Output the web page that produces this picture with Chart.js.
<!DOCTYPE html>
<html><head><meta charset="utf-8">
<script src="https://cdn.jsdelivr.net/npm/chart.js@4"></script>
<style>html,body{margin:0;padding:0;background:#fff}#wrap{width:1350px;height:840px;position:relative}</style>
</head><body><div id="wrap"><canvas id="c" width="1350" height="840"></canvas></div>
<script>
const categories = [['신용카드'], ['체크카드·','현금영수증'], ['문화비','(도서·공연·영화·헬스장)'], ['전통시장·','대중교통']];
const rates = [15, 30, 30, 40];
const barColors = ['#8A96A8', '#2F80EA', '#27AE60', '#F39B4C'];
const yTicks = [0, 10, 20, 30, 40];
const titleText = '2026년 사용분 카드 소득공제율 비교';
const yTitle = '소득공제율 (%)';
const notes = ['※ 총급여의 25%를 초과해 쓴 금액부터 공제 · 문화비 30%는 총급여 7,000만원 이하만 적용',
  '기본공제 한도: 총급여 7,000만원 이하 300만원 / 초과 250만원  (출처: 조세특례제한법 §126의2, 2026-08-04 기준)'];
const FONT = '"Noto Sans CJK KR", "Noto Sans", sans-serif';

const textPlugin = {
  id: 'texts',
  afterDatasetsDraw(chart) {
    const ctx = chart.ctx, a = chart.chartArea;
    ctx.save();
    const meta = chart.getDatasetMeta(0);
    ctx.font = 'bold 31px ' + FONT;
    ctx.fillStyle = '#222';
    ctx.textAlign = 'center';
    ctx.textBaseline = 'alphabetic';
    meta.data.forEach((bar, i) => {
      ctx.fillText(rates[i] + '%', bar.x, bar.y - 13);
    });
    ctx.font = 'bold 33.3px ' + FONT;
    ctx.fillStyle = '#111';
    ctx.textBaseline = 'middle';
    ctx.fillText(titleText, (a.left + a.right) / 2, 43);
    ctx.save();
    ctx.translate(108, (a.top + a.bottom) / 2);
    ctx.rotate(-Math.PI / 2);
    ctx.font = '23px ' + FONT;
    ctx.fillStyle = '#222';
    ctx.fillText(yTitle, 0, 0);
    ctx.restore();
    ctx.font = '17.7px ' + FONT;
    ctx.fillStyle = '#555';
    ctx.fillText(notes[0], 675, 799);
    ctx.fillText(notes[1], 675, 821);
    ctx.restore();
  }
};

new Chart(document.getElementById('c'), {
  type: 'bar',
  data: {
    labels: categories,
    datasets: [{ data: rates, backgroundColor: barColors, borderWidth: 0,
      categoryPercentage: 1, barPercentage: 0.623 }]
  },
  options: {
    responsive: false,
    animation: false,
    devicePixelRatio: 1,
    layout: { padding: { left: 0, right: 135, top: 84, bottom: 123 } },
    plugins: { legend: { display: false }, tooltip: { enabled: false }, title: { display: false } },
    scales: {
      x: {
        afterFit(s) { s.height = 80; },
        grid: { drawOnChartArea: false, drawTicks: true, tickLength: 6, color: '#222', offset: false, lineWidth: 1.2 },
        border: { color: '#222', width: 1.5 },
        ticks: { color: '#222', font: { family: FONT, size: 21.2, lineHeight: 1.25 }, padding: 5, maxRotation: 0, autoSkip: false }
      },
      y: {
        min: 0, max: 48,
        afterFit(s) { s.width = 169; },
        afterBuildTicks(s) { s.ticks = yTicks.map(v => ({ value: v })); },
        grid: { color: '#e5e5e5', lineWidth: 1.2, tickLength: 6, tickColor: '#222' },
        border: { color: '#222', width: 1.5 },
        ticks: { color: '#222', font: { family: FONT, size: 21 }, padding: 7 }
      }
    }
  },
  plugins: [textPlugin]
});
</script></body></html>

» **Given request**: Write out every line exactly as it stands.

» **Complete output**:
Output the web page that produces this picture with Chart.js.
<!DOCTYPE html>
<html><head><meta charset="utf-8">
<script src="https://cdn.jsdelivr.net/npm/chart.js@4"></script>
<style>html,body{margin:0;padding:0;background:#fff}#wrap{width:1350px;height:840px;position:relative}</style>
</head><body><div id="wrap"><canvas id="c" width="1350" height="840"></canvas></div>
<script>
const categories = [['신용카드'], ['체크카드·','현금영수증'], ['문화비','(도서·공연·영화·헬스장)'], ['전통시장·','대중교통']];
const rates = [15, 30, 30, 40];
const barColors = ['#8A96A8', '#2F80EA', '#27AE60', '#F39B4C'];
const yTicks = [0, 10, 20, 30, 40];
const titleText = '2026년 사용분 카드 소득공제율 비교';
const yTitle = '소득공제율 (%)';
const notes = ['※ 총급여의 25%를 초과해 쓴 금액부터 공제 · 문화비 30%는 총급여 7,000만원 이하만 적용',
  '기본공제 한도: 총급여 7,000만원 이하 300만원 / 초과 250만원  (출처: 조세특례제한법 §126의2, 2026-08-04 기준)'];
const FONT = '"Noto Sans CJK KR", "Noto Sans", sans-serif';

const textPlugin = {
  id: 'texts',
  afterDatasetsDraw(chart) {
    const ctx = chart.ctx, a = chart.chartArea;
    ctx.save();
    const meta = chart.getDatasetMeta(0);
    ctx.font = 'bold 31px ' + FONT;
    ctx.fillStyle = '#222';
    ctx.textAlign = 'center';
    ctx.textBaseline = 'alphabetic';
    meta.data.forEach((bar, i) => {
      ctx.fillText(rates[i] + '%', bar.x, bar.y - 13);
    });
    ctx.font = 'bold 33.3px ' + FONT;
    ctx.fillStyle = '#111';
    ctx.textBaseline = 'middle';
    ctx.fillText(titleText, (a.left + a.right) / 2, 43);
    ctx.save();
    ctx.translate(108, (a.top + a.bottom) / 2);
    ctx.rotate(-Math.PI / 2);
    ctx.font = '23px ' + FONT;
    ctx.fillStyle = '#222';
    ctx.fillText(yTitle, 0, 0);
    ctx.restore();
    ctx.font = '17.7px ' + FONT;
    ctx.fillStyle = '#555';
    ctx.fillText(notes[0], 675, 799);
    ctx.fillText(notes[1], 675, 821);
    ctx.restore();
  }
};

new Chart(document.getElementById('c'), {
  type: 'bar',
  data: {
    labels: categories,
    datasets: [{ data: rates, backgroundColor: barColors, borderWidth: 0,
      categoryPercentage: 1, barPercentage: 0.623 }]
  },
  options: {
    responsive: false,
    animation: false,
    devicePixelRatio: 1,
    layout: { padding: { left: 0, right: 135, top: 84, bottom: 123 } },
    plugins: { legend: { display: false }, tooltip: { enabled: false }, title: { display: false } },
    scales: {
      x: {
        afterFit(s) { s.height = 80; },
        grid: { drawOnChartArea: false, drawTicks: true, tickLength: 6, color: '#222', offset: false, lineWidth: 1.2 },
        border: { color: '#222', width: 1.5 },
        ticks: { color: '#222', font: { family: FONT, size: 21.2, lineHeight: 1.25 }, padding: 5, maxRotation: 0, autoSkip: false }
      },
      y: {
        min: 0, max: 48,
        afterFit(s) { s.width = 169; },
        afterBuildTicks(s) { s.ticks = yTicks.map(v => ({ value: v })); },
        grid: { color: '#e5e5e5', lineWidth: 1.2, tickLength: 6, tickColor: '#222' },
        border: { color: '#222', width: 1.5 },
        ticks: { color: '#222', font: { family: FONT, size: 21 }, padding: 7 }
      }
    }
  },
  plugins: [textPlugin]
});
</script></body></html>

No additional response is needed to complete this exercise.